The complex exhibited mixed but limited movements this morning while reacting to underwhelming December employment data out of the United States at the end of last week.
Data out on Friday showed that non-farm payrolls increased by 145,000 last month, a touch weaker than the expected 160,000. But job growth in the preceding two months was also revised downward, with the increase in November lowered to 256,000 from 266,000 and the rise in October dropped to 152,000 from 156,000.
The US unemployment rate held steady at 3.5% in December as expected, but average hourly earnings rose by just 0.1% month on month, missing an expected increase of 0.3% over the same comparison.

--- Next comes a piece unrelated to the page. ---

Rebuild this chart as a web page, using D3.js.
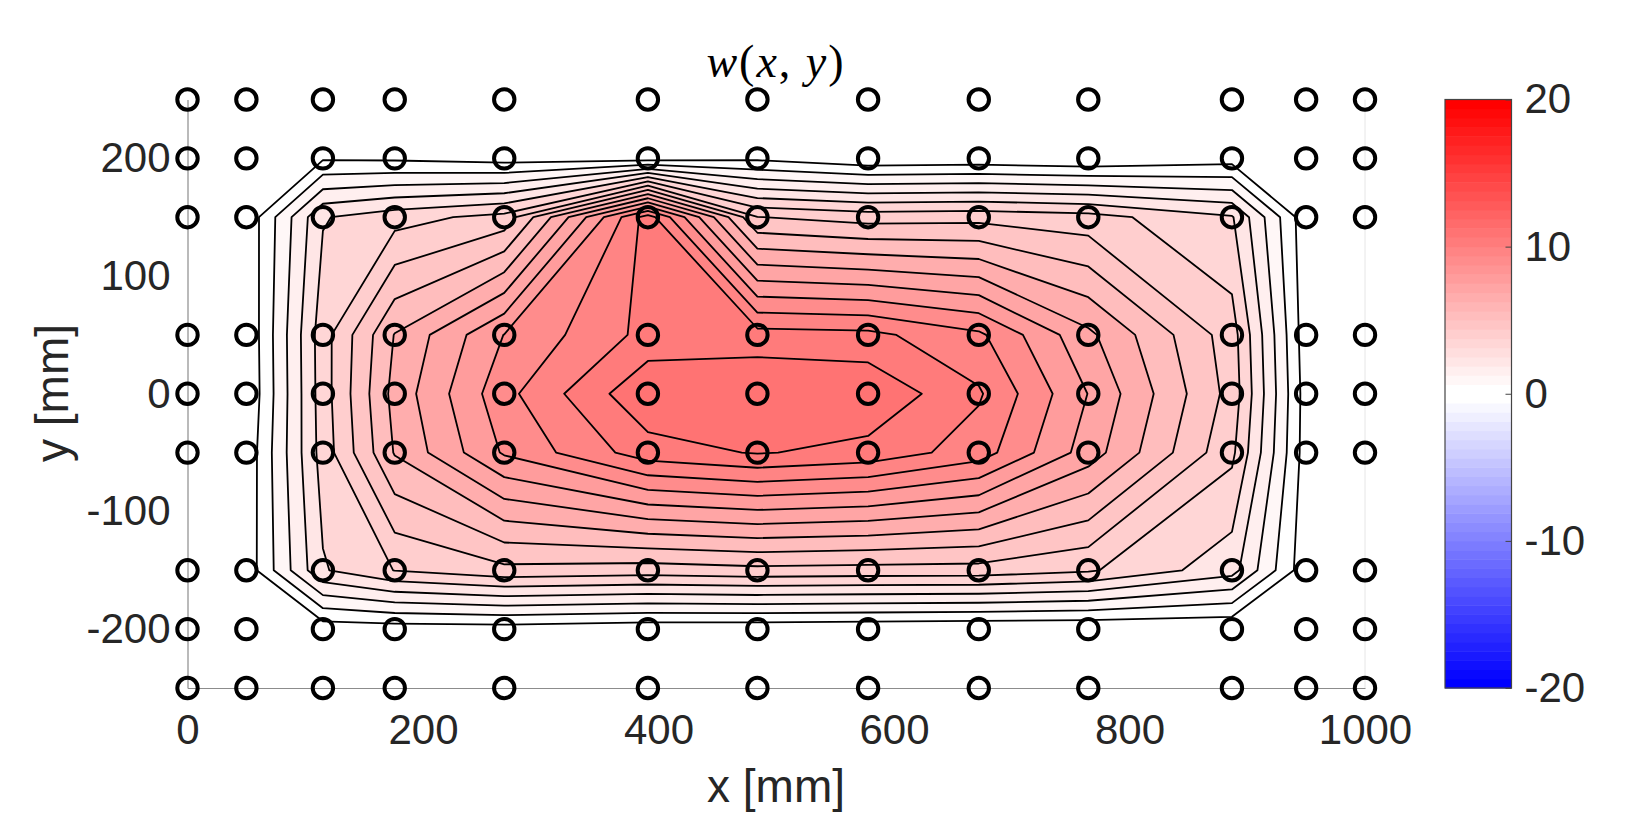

Despite the softer-than-expected readings, market analysts expect the impact on commodity markets to be limited.
“The detail on the US jobs numbers are mostly weak but probably not enough to impact policy. It could mean a slightly weaker dollar and is a short-term positive for treasuries. It is not a disastrous print, and looking at the six-month moving average of 188,000, suggests the report is a bit of a shrug, if not a Goldilocks payrolls,” Stephen Innes, chief Asia market strategist at Axitrader, said in a note.
Indeed, with tensions between the US and Iran continuing to de-escalate, market participants seem more concerned with the signing of a “phase one” trade deal between the US and China, which is scheduled for Wednesday.
The initial deal comes after nearly 18 months of a simmering trade war between the world’s two largest economies.
“It’s unlikely there will be an exceptional level of excitement in the market as the agreement has been extensively telegraphed... Provided the deal inks a commitment from China to increase agricultural products and outlines a dependable enforcement mechanism, the market will go merrily along the way,” Innes added.
As a result, the SHFE base metals were mixed with movements mostly limited at the close of Monday’s morning trading session. There were two exceptions to this, however.
Aluminium gave the worst performances of its peers, with the light metal’s most-traded March contract sliding to 13,945 yuan ($2,015) per tonne, down by 165 yuan per tonne - or 1.2% - from Friday’s close of 14,110 yuan per tonne.
Losses were also seen in March copper, which fell by 0.2% to 48,910 yuan per tonne, and March zinc, which declined by 0.3% to 18,285 yuan per tonne.
Nickel was the outperformer of the SHFE base metals this morning with a 1% gain to 113,060 yuan per tonne, while March lead inched up by 0.1% to 14,995 yuan per tonne. June tin was little changed at 137,560 yuan per tonne.
- The dollar index, which gauges the strength of the US dollar against a basket of foreign currencies, was little changed at 97.34 as at 11.30am Shanghai time, against a reading of 97.41 at a similar time on Friday.
- In data expected today, the United Kingdom will release figures on its gross domestic product, manufacturing production, construction output, goods trade balance and industrial production.